I couldn’t have been more wrong.
As we made our way through a dark market of stalls, I realized that almost everything I was looking at was stolen – rows and rows of cell phones, Ipods, car radios, palm pilots, DVD players, cameras, TVs and other electronics. Scratches and other small imperfections proved they weren’t new, and few boxes were in sight. We were met with “Qué busca?” from eager vendors around every corner.
Next door to the market is a long counter that’s the “Sales” area, where electronics and jewelry are turned in for cash – no questions asked, it seems.
“How are these places allowed to stay open?” I wondered, remembering that my OIJ investigator had said police periodically go undercover to pawn shops and reclaim as many stolen goods as possible.

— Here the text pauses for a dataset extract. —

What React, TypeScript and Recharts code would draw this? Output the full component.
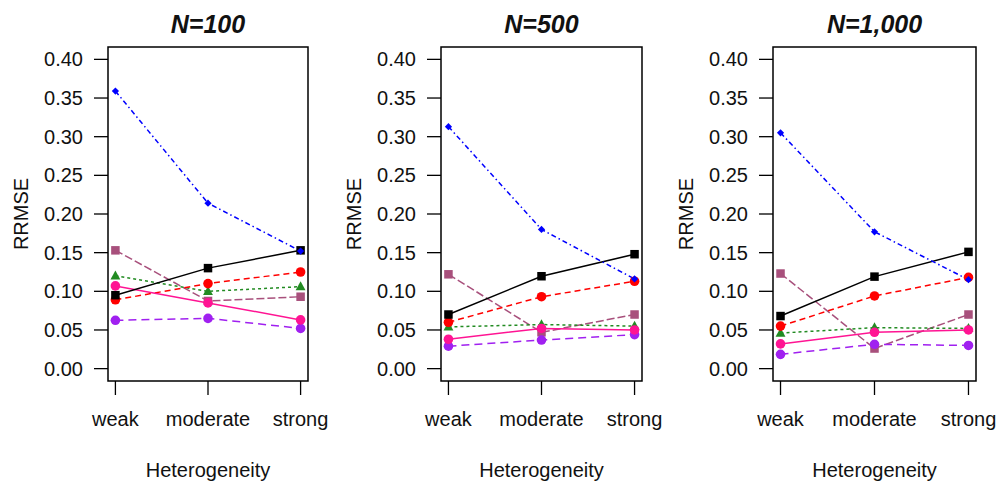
import React from "react";
import { LineChart, Line, XAxis, YAxis, ReferenceArea } from "recharts";

const categories = ["weak", "moderate", "strong"];
const panelTitles = ["N=100", "N=500", "N=1,000"];
const yTicks = [0, 0.05, 0.1, 0.15, 0.2, 0.25, 0.3, 0.35, 0.4];
const yAxisTitle = "RRMSE";
const xAxisTitle = "Heterogeneity";

// values per panel (N=100, N=500, N=1,000), each over weak/moderate/strong
const blueSeries = [
  [0.359, 0.214, 0.152],
  [0.313, 0.18, 0.116],
  [0.305, 0.177, 0.115],
];
const blackSeries = [
  [0.095, 0.13, 0.153],
  [0.07, 0.1195, 0.148],
  [0.068, 0.119, 0.151],
];
const redSeries = [
  [0.089, 0.11, 0.125],
  [0.06, 0.093, 0.113],
  [0.055, 0.094, 0.118],
];
const greenSeries = [
  [0.12, 0.1, 0.106],
  [0.054, 0.057, 0.055],
  [0.046, 0.053, 0.052],
];
const maroonSeries = [
  [0.153, 0.0875, 0.093],
  [0.122, 0.047, 0.07],
  [0.123, 0.026, 0.07],
];
const pinkSeries = [
  [0.107, 0.085, 0.063],
  [0.038, 0.052, 0.05],
  [0.032, 0.047, 0.05],
];
const purpleSeries = [
  [0.0625, 0.065, 0.052],
  [0.029, 0.037, 0.044],
  [0.0185, 0.0315, 0.03],
];

type Marker = "square" | "circle" | "triangle" | "diamond";

const seriesDefs: {
  key: string;
  values: number[][];
  color: string;
  dash?: string;
  marker: Marker;
}[] = [
  { key: "maroon", values: maroonSeries, color: "#A8507C", dash: "8 3", marker: "square" },
  { key: "green", values: greenSeries, color: "#228B22", dash: "3 3", marker: "triangle" },
  { key: "purple", values: purpleSeries, color: "#A020F0", dash: "8 5", marker: "circle" },
  { key: "red", values: redSeries, color: "#FF0000", dash: "6 4", marker: "circle" },
  { key: "pink", values: pinkSeries, color: "#FF1493", marker: "circle" },
  { key: "black", values: blackSeries, color: "#000000", marker: "square" },
  { key: "blue", values: blueSeries, color: "#0000FF", dash: "5 3 1.5 3", marker: "diamond" },
];

const FONT = "'Liberation Sans', Arial, sans-serif";

// layout of each panel's plot box
const plotLeft = [108, 441, 773];
const plotRight = [308, 642, 976];
const plotTop = 47;
const plotBottom = 381;
const Y_AXIS_W = 108;
const RIGHT_M = 26;
const CHART_H = 486;

function makeDot(marker: Marker, color: string) {
  return (props: any) => {
    const { cx, cy, index } = props;
    if (cx == null || cy == null) return <g key={index} />;
    if (marker === "square") {
      const s = 8.5;
      return <rect key={index} x={cx - s / 2} y={cy - s / 2} width={s} height={s} fill={color} />;
    }
    if (marker === "circle") {
      return <circle key={index} cx={cx} cy={cy} r={4.8} fill={color} />;
    }
    if (marker === "triangle") {
      const h = 9;
      return (
        <polygon
          key={index}
          points={`${cx},${cy - h * 0.6} ${cx - h * 0.55},${cy + h * 0.4} ${cx + h * 0.55},${cy + h * 0.4}`}
          fill={color}
        />
      );
    }
    const d = 3.6;
    return (
      <polygon
        key={index}
        points={`${cx},${cy - d} ${cx + d},${cy} ${cx},${cy + d} ${cx - d},${cy}`}
        fill={color}
      />
    );
  };
}

function Panel({ p }: { p: number }) {
  const data = categories.map((c, i) => {
    const row: any = { x: i + 1, cat: c };
    seriesDefs.forEach((s) => {
      row[s.key] = s.values[p][i];
    });
    return row;
  });
  const chartLeft = plotLeft[p] - Y_AXIS_W;
  const plotW = plotRight[p] - plotLeft[p];
  const chartW = Y_AXIS_W + plotW + RIGHT_M;
  const xPad = (categories.length - 1) * 0.04;
  const yPad = 0.4 * 0.04;
  const xDomain: [number, number] = [1 - xPad, categories.length + xPad];
  const yDomain: [number, number] = [0 - yPad, 0.4 + yPad];
  return (
    <div style={{ position: "absolute", left: chartLeft, top: 0 }}>
      <LineChart
        width={chartW}
        height={CHART_H}
        data={data}
        margin={{ top: plotTop, right: RIGHT_M, bottom: 45, left: 0 }}
      >
        <XAxis
          dataKey="x"
          type="number"
          domain={xDomain}
          ticks={categories.map((_, i) => i + 1)}
          tickFormatter={(v: number) => categories[v - 1] ?? ""}
          axisLine={false}
          tickSize={14}
          tickMargin={17}
          height={60}
          tickLine={{ stroke: "#000", strokeWidth: 1.3 }}
          tick={{ fill: "#111", fontSize: 20, fontFamily: FONT }}
          interval={0}
          allowDataOverflow
        />
        <YAxis
          type="number"
          domain={yDomain}
          ticks={yTicks}
          tickFormatter={(v: number) => v.toFixed(2)}
          axisLine={false}
          width={Y_AXIS_W}
          tickSize={14}
          tickMargin={11}
          tickLine={{ stroke: "#000", strokeWidth: 1.3 }}
          tick={{ fill: "#111", fontSize: 20, fontFamily: FONT }}
          interval={0}
          allowDataOverflow
        />
        {seriesDefs.map((s) => (
          <Line
            key={s.key}
            dataKey={s.key}
            type="linear"
            stroke={s.color}
            strokeWidth={1.5}
            strokeDasharray={s.dash}
            dot={makeDot(s.marker, s.color)}
            activeDot={false}
            isAnimationActive={false}
          />
        ))}
        <ReferenceArea
          x1={xDomain[0]}
          x2={xDomain[1]}
          y1={yDomain[0]}
          y2={yDomain[1]}
          fill="none"
          fillOpacity={0}
          stroke="#000"
          strokeWidth={1.5}
          ifOverflow="visible"
        />
      </LineChart>
    </div>
  );
}

export default function App() {
  return (
    <div
      style={{
        position: "absolute",
        left: 0,
        top: 0,
        width: 1003,
        height: 486,
        background: "#fff",
        overflow: "hidden",
        fontFamily: FONT,
      }}
    >
      {panelTitles.map((_, p) => (
        <Panel key={p} p={p} />
      ))}
      <svg
        width={1003}
        height={486}
        style={{ position: "absolute", left: 0, top: 0, pointerEvents: "none" }}
      >
        {panelTitles.map((t, p) => {
          const cx = (plotLeft[p] + plotRight[p]) / 2;
          const lx = plotLeft[p] - 87;
          const cy = (plotTop + plotBottom) / 2;
          return (
            <g key={p}>
              <text
                x={cx}
                y={33}
                textAnchor="middle"
                fontFamily={FONT}
                fontWeight="bold"
                fontStyle="italic"
                fontSize={25}
                fill="#111"
              >
                {t}
              </text>
              <text
                x={cx}
                y={477}
                textAnchor="middle"
                fontFamily={FONT}
                fontSize={20}
                fill="#111"
              >
                {xAxisTitle}
              </text>
              <text
                x={lx}
                y={cy}
                transform={`rotate(-90 ${lx} ${cy})`}
                textAnchor="middle"
                dominantBaseline="central"
                fontFamily={FONT}
                fontSize={20}
                fill="#111"
              >
                {yAxisTitle}
              </text>
            </g>
          );
        })}
      </svg>
    </div>
  );
}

This didn’t seem to be hurting business.
As I scanned rows of Ipods for mine, I wondered who their owners were – tourists on vacation, commuters on their way to work or people like me who just left them sitting around their homes? I knew every one of them had a story behind it.
Disheartened and disgusted, I headed out to catch a taxi. My co-worker told me it was good that we left. A couple of vendors had approached him to let him know they’d realized we were looking for stolen goods.
As we drove away, I remembered my neighbor’s words. “We have to live locked up so they can be free.”We have to lose our possessions so they can thrive. We have to be afraid so they can rob shamelessly.
And we had better get out of their territory. We are up against a powerful force, and apparently we aren’t about to stop it.